Stable Electrochemical Performance: They have a flat charge-discharge voltage platform and stable output, ideal for large-scale energy storage and mid-to-low-end vehicles.
Disadvantages:
Lower Energy Density: LiFePO4 batteries store less energy per unit weight or volume than ternary lithium, resulting in slightly shorter range for the same volume.
Limited Low-Temperature Performance: Their discharge capability drops in cold environments, which can be noticeable in EVs during winter.
Restricted High-Rate Performance: Due to low electronic conductivity and tap density, their performance under high current discharge is somewhat limited, although material optimizations are improving this.
In summary, LiFePO4 batteries, with their safety, long life, and cost advantages, have become the standard in energy storage and commercial vehicles and are increasingly used in mid-to-low-end electric cars.
3. Characteristics of Ternary Lithium Batteries
Ternary lithium batteries mainly include Nickel Cobalt Manganese (NCM) and Nickel Cobalt Aluminum (NCA). They use a layered crystal structure, with nickel providing energy density, cobalt enhancing conductivity, and manganese or aluminum improving structural stability.
Advantages:
High Energy Density: Ternary lithium batteries store more energy per unit volume or weight, making them ideal for vehicles requiring long range.
Good Low-Temperature Performance: They maintain better discharge capability in cold environments, which is important for northern regions or winter driving.
Disadvantages:
Lower Safety: Their layered structure has lower thermal stability than LiFePO4, making them more susceptible to thermal runaway under high temperature or overcharge. An effective battery management system (BMS) is required for safety.
Higher Cost: Nickel and cobalt are expensive, making ternary lithium batteries significantly more costly than LiFePO4.
Shorter Lifespan: Cycle life is generally 1,000–2,000 cycles, necessitating more frequent replacement or management.
Thus, ternary lithium batteries are better suited for high-end EVs and devices that require high energy density, but they demand careful attention to safety and cost management.
4. How to Choose the Right Battery System
In short:
If you prioritize safety, durability, and cost-effectiveness, and your range requirements are not extreme, LiFePO4 is an excellent choice—especially for energy storage systems, logistics vehicles, buses, and mid-to-low-end passenger cars.
If you require long range, lightweight design, and good low-temperature performance, and can accept higher costs and safety management, ternary lithium batteries are the better option—particularly for high-end EVs and high-performance portable devices.
In the future, with ongoing material and process optimization, the performance gap between these two battery systems may further narrow.

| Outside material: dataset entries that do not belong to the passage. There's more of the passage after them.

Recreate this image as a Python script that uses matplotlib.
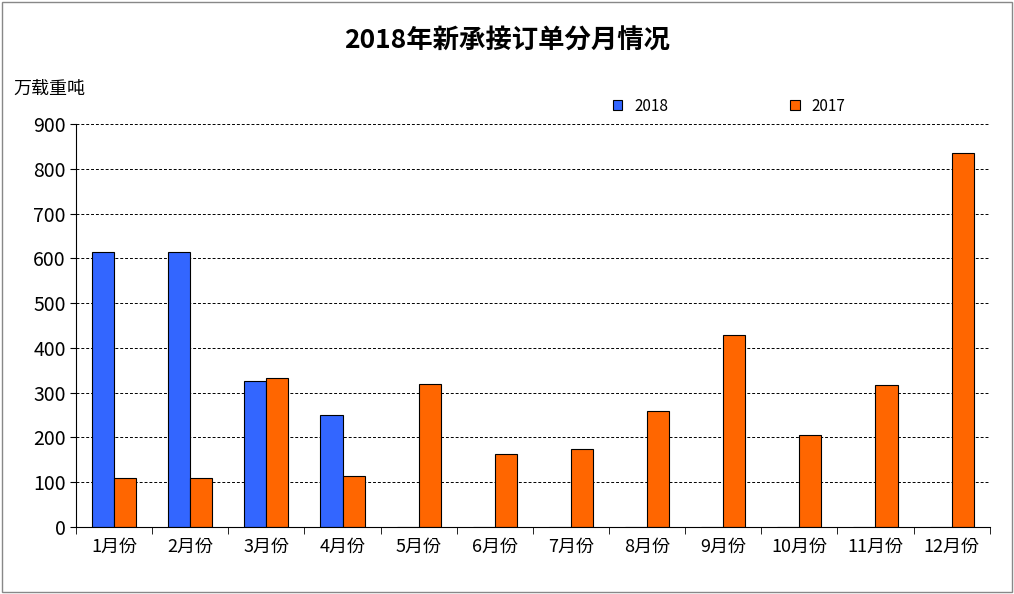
import matplotlib
matplotlib.use("Agg")
import matplotlib.pyplot as plt
from matplotlib import font_manager as fm
from matplotlib.patches import Rectangle
import numpy as np

names = sorted({f.name for f in fm.fontManager.ttflist})
cjk = [n for n in names if "CJK" in n]
plt.rcParams["font.family"] = (["Noto Sans CJK SC"] if "Noto Sans CJK SC" in names else cjk[:1]) + ["DejaVu Sans"]

months = ["1月份","2月份","3月份","4月份","5月份","6月份","7月份","8月份","9月份","10月份","11月份","12月份"]
v2018 = [615, 615, 325, 250, 0, 0, 0, 0, 0, 0, 0, 0]
v2017 = [110, 110, 332, 113, 320, 163, 173, 260, 428, 205, 318, 835]
yticks = [0, 100, 200, 300, 400, 500, 600, 700, 800, 900]

fig = plt.figure(figsize=(10.14, 5.94), dpi=100)
fig.patches.append(Rectangle((0.002, 0.003), 0.996, 0.994, transform=fig.transFigure,
                             fill=False, edgecolor="#888888", lw=1))
ax = fig.add_axes([0.075, 0.113, 0.901, 0.678])
x = np.arange(len(months))
w = 0.29
ax.bar(x - w/2, v2018, w, color="#3366FF", edgecolor="black", lw=0.8, label="2018")
ax.bar(x + w/2, v2017, w, color="#FF6600", edgecolor="black", lw=0.8, label="2017")
ax.set_xlim(-0.5, 11.5)
ax.set_ylim(0, 900)
ax.set_yticks(yticks)
ax.set_yticklabels([str(t) for t in yticks], fontsize=14)
ax.set_xticks(x)
ax.set_xticklabels(months, fontsize=13)
ax.set_xticks(np.arange(-0.5, 12, 1), minor=True)
ax.tick_params(axis="x", which="major", length=0, pad=8)
ax.tick_params(axis="x", which="minor", length=5, direction="out")
ax.tick_params(axis="y", length=4, direction="out")
ax.yaxis.grid(True, linestyle=(0, (3, 2)), color="black", lw=0.7)
ax.set_axisbelow(True)
for s in ["top", "right"]:
    ax.spines[s].set_visible(False)
fig.text(0.5, 0.93, "2018年新承接订单分月情况", ha="center", va="center",
         fontsize=19, fontweight="bold")
fig.text(0.013, 0.85, "万载重吨", fontsize=13, va="center")
ax.legend(loc="upper center", bbox_to_anchor=(0.715, 1.1), ncol=2, frameon=False,
          fontsize=11, handlelength=0.6, handleheight=0.6, columnspacing=8)
fig.savefig("out.png", dpi=100)
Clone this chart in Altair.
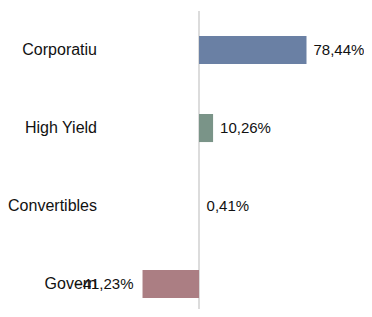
import altair as alt
import pandas as pd

categories = ["Corporatiu", "High Yield", "Convertibles", "Govern"]
values = [78.44, 10.26, 0.41, -41.23]
colors = ["#6a80a4", "#7a9488", "#dcdcdc", "#ab7e83"]

df = pd.DataFrame({"cat": categories, "val": values, "col": colors})

FONT = "Liberation Sans"
FS = 16
FSV = 15
xscale = alt.Scale(domain=[-139.4, 120.4], range=[0, 356], nice=False, zero=False)
yscale = alt.Scale(domain=categories, paddingInner=0.64, paddingOuter=0.36, range=[0, 318])

base = alt.Chart(df)

rule = alt.Chart(pd.DataFrame({"z": [0]})).mark_rule(color="#dcdcdc", strokeWidth=2).encode(
    x=alt.X("z:Q", scale=xscale, axis=None),
    y=alt.value(3), y2=alt.value(318),
)

bars = base.mark_bar().encode(
    x=alt.X("val:Q", scale=xscale, axis=None),
    x2=alt.datum(0),
    y=alt.Y("cat:N", scale=yscale, axis=None, sort=categories),
    color=alt.Color("col:N", scale=None, legend=None),
)

catlabels = base.mark_text(align="right", baseline="middle", font=FONT, fontSize=FS, color="#111").encode(
    x=alt.value(89),
    y=alt.Y("cat:N", scale=yscale, axis=None, sort=categories),
    text="cat:N",
)

lab = base.transform_calculate(
    lbl="replace(format(datum.val, '.2f'), '.', ',') + '%'"
)
pos = lab.transform_filter("datum.val >= 0").mark_text(
    align="left", baseline="middle", dx=7, font=FONT, fontSize=FSV, color="#111"
).encode(
    x=alt.X("val:Q", scale=xscale, axis=None),
    y=alt.Y("cat:N", scale=yscale, axis=None, sort=categories),
    text="lbl:N",
)
neg = lab.transform_filter("datum.val < 0").mark_text(
    align="right", baseline="middle", dx=-9, font=FONT, fontSize=FSV, color="#111"
).encode(
    x=alt.X("val:Q", scale=xscale, axis=None),
    y=alt.Y("cat:N", scale=yscale, axis=None, sort=categories),
    text="lbl:N",
)

chart = alt.layer(rule, bars, catlabels, pos, neg).properties(
    width=356, height=301, autosize=alt.AutoSizeParams(type="none"), padding=0
).configure_view(stroke=None)

chart.save("out.html", embed_options={"renderer": "svg", "actions": False})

LiFePO4 will get closer to ternary lithium in energy density and low-temperature performance, while ternary lithium safety will improve through technological measures.
In conclusion, both LiFePO4 and ternary lithium have their merits. There is no absolute “better” choice; it all depends on your specific application and needs. Understanding their characteristics allows you to select the most suitable battery solution.